**Directive:** Output the first line of the listing and each line after it, up to and including the line that contains "(server.south) -- (sEnd);", exactly as written, minus the pictures.

**Material provided:**
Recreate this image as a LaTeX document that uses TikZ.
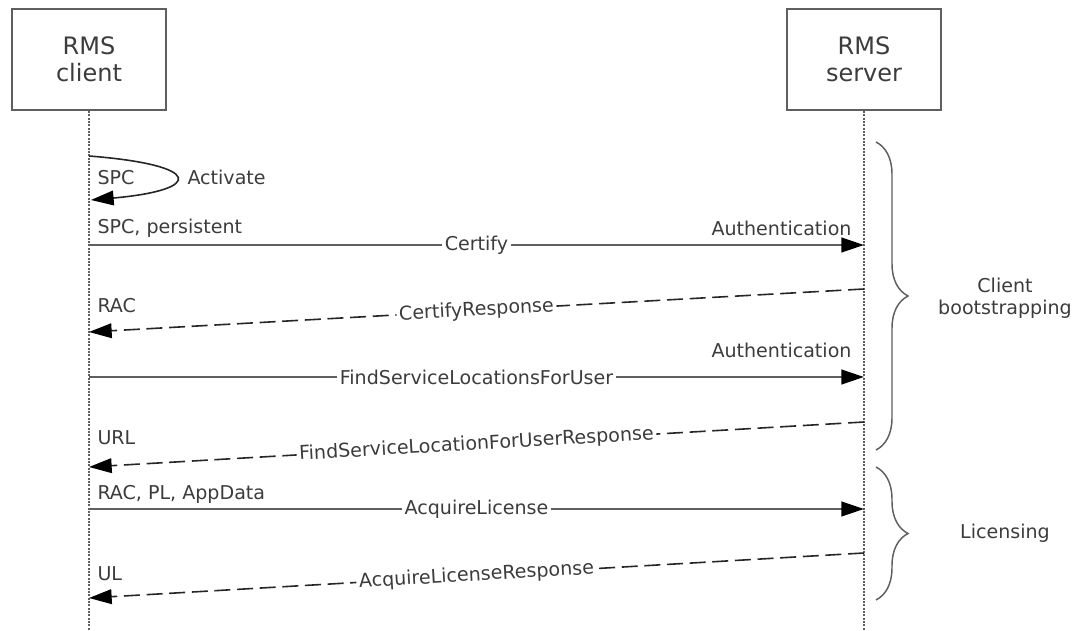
\documentclass[tikz,border=0pt]{standalone}
\usepackage{fontspec}
\setmainfont{DejaVu Sans}
\usetikzlibrary{arrows.meta,decorations.pathreplacing}

\definecolor{inkgray}{RGB}{60,60,60}
\definecolor{linegray}{RGB}{95,95,95}
\newcommand{\msgfont}{\fontsize{14.3pt}{16.5pt}\selectfont}
\newcommand{\actorfont}{\fontsize{18pt}{20.5pt}\selectfont}

\tikzset{every picture/.style={line width=0.75pt}}
\tikzset{
  actor/.style={draw=linegray, line width=1.5pt, minimum width=116pt, minimum height=76pt, align=center, font=\actorfont, text=inkgray},
  lifeline/.style={draw=linegray, line width=1.4pt, dash pattern=on 1.4pt off 1.1pt},
  tip/.style={-{Triangle[length=17pt,width=11pt,color=black]}},
  call/.style={draw=linegray, line width=1.7pt, tip},
  reply/.style={draw=black!85, line width=1.2pt, dash pattern=on 12pt off 5pt, tip},
  selfcall/.style={draw=black!85, line width=1.2pt, tip},
  lbl/.style={midway, fill=white, inner sep=2pt, font=\msgfont, text=inkgray},
  note/.style={font=\msgfont, text=inkgray, inner sep=0pt},
  group/.style={draw=linegray, line width=1.1pt, decorate, decoration={brace, amplitude=24pt}},
}

\begin{document}
\begin{tikzpicture}[x=0.75pt,y=0.75pt,yscale=-1,xscale=1]
\path[use as bounding box] (0,0) rectangle (1076,631);

% Actors
\node[actor] (client) at (89,59.5) {RMS\\client};
\node[actor] (server) at (864,59.5) {RMS\\server};

% Lifelines
\coordinate (cEnd) at (89,631);
\coordinate (sEnd) at (864,631);
\draw[lifeline] (client.south) -- (cEnd);
\draw[lifeline] (server.south) -- (sEnd);

% Activate
\coordinate (act0) at (89,156);
\coordinate (act1) at (91,200);
\draw[selfcall] (act0) .. controls (204,165) and (204,190) .. (act1);
\node[note, anchor=west] (actLbl) at (187,177) {Activate};
\node[note, anchor=west] (spcLbl) at (97,178) {SPC};

% Certify
\coordinate (c1) at (89,245);
\coordinate (s1) at (864,245);
\draw[call] (c1) -- node[lbl] {Certify} (s1);
\node[note, anchor=west] (spcPers) at (97,228) {SPC, persistent};
\node[note, anchor=east] (auth1) at (852,228) {Authentication};

% CertifyResponse
\coordinate (s2) at (864,289);
\coordinate (c2) at (89,332);
\draw[reply] (s2) -- node[lbl, rotate=3.2] {CertifyResponse} (c2);
\node[note, anchor=west] (racLbl) at (97,306) {RAC};

% FindServiceLocationsForUser
\coordinate (c3) at (89,377);
\coordinate (s3) at (864,377);
\draw[call] (c3) -- node[lbl] {FindServiceLocationsForUser} (s3);
\node[note, anchor=east] (auth2) at (852,350) {Authentication};

% FindServiceLocationForUserResponse
\coordinate (s4) at (864,422);
\coordinate (c4) at (89,467);
\draw[reply] (s4) -- node[lbl, rotate=3.3] {FindServiceLocationForUserResponse} (c4);
\node[note, anchor=west] (urlLbl) at (97,438) {URL};

% AcquireLicense
\coordinate (c5) at (89,509);
\coordinate (s5) at (864,509);
\draw[call] (c5) -- node[lbl] {AcquireLicense} (s5);
\node[note, anchor=west] (racPl) at (97,494) {RAC, PL, AppData};

% AcquireLicenseResponse
\coordinate (s6) at (864,553);
\coordinate (c6) at (89,598);
\draw[reply] (s6) -- node[lbl, rotate=3.3] {AcquireLicenseResponse} (c6);
\node[note, anchor=west] (ulLbl) at (97,574) {UL};

% Braces
\coordinate (b1a) at (876,142);
\coordinate (b1b) at (876,450);
\coordinate (b2a) at (876,467);
\coordinate (b2b) at (876,600);
\draw[group] (b1a) -- (b1b);
\draw[group] (b2a) -- (b2b);
\node[note, align=center] (bootLbl) at (1005,298) {Client\\bootstrapping};
\node[note] (licLbl) at (1005,533) {Licensing};

\end{tikzpicture}
\end{document}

**Answer to this task:**
Recreate this image as a LaTeX document that uses TikZ.
\documentclass[tikz,border=0pt]{standalone}
\usepackage{fontspec}
\setmainfont{DejaVu Sans}
\usetikzlibrary{arrows.meta,decorations.pathreplacing}

\definecolor{inkgray}{RGB}{60,60,60}
\definecolor{linegray}{RGB}{95,95,95}
\newcommand{\msgfont}{\fontsize{14.3pt}{16.5pt}\selectfont}
\newcommand{\actorfont}{\fontsize{18pt}{20.5pt}\selectfont}

\tikzset{every picture/.style={line width=0.75pt}}
\tikzset{
  actor/.style={draw=linegray, line width=1.5pt, minimum width=116pt, minimum height=76pt, align=center, font=\actorfont, text=inkgray},
  lifeline/.style={draw=linegray, line width=1.4pt, dash pattern=on 1.4pt off 1.1pt},
  tip/.style={-{Triangle[length=17pt,width=11pt,color=black]}},
  call/.style={draw=linegray, line width=1.7pt, tip},
  reply/.style={draw=black!85, line width=1.2pt, dash pattern=on 12pt off 5pt, tip},
  selfcall/.style={draw=black!85, line width=1.2pt, tip},
  lbl/.style={midway, fill=white, inner sep=2pt, font=\msgfont, text=inkgray},
  note/.style={font=\msgfont, text=inkgray, inner sep=0pt},
  group/.style={draw=linegray, line width=1.1pt, decorate, decoration={brace, amplitude=24pt}},
}

\begin{document}
\begin{tikzpicture}[x=0.75pt,y=0.75pt,yscale=-1,xscale=1]
\path[use as bounding box] (0,0) rectangle (1076,631);

% Actors
\node[actor] (client) at (89,59.5) {RMS\\client};
\node[actor] (server) at (864,59.5) {RMS\\server};

% Lifelines
\coordinate (cEnd) at (89,631);
\coordinate (sEnd) at (864,631);
\draw[lifeline] (client.south) -- (cEnd);
\draw[lifeline] (server.south) -- (sEnd);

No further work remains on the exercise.